The displacement of quartz watches, or just watches in general led to an interesting phenomenon, and that is “empty wrists.” Consumers first replaced mechanical watches with electronic watches and now replaced the practice of wearing a watch altogether with other hand-held time-telling technology. This led to a void on the wrist and what I call “newly available wrist real estate.” It is true that the vast majority of consumers out of not being able to afford luxury watches never returned to the practice of wearing a timepiece. Luxury and style seekers as well as collectors however, found high-end watches desirable for their emotional (non-practical) value and didn’t have anything else on their wrists, which fought for viability with an otherwise impractical luxury timepiece item.

The seductive power of high-end watches is a phenomenon any timepiece enthusiast can attest to. While most people who wear a timepiece end up using it to reference the time, time-telling utility is rarely, if ever, the sole motivating factor behind a purchase. In short, watch lovers wear them because of what they see and how wearing the watches makes them feel. The utility is only important in terms of how it helps complete or enhance the “story” of the watch.

It was thus in the 1990s when luxury seekers returned to timepieces en masse because their wrists were missing something more practical to wear. Luxury watch brands were keen to make this process easy by engaging in newly ambitious international marketing campaigns and the design of new and often contemporary products that merged modern aesthetic tastes with the experience of wearing a solidly-made mechanical timepiece.

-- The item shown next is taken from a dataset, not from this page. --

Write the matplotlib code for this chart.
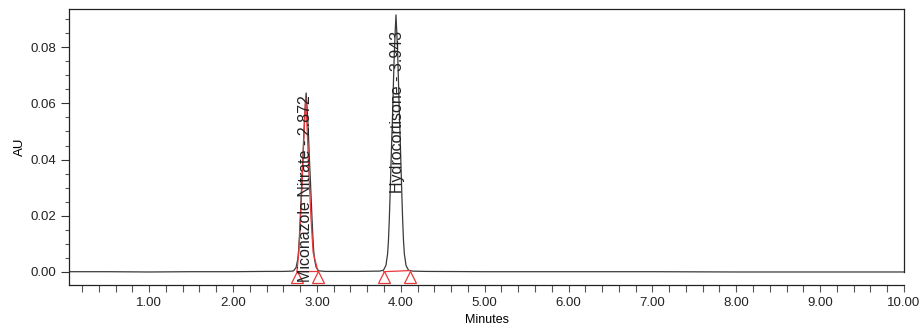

The promise of selling large volumes of luxury watches to men and women all over the world prompted the watch industry to invest heavily in the creation of new factories and new types of manufacturing technologies. The rate of growth for an industry no longer producing a product that the market needed (as opposed to wanted) was staggering. Historical production and decoration techniques needed to be relearned, and many traditional watchmaking mechanism concepts were revived for the modern age.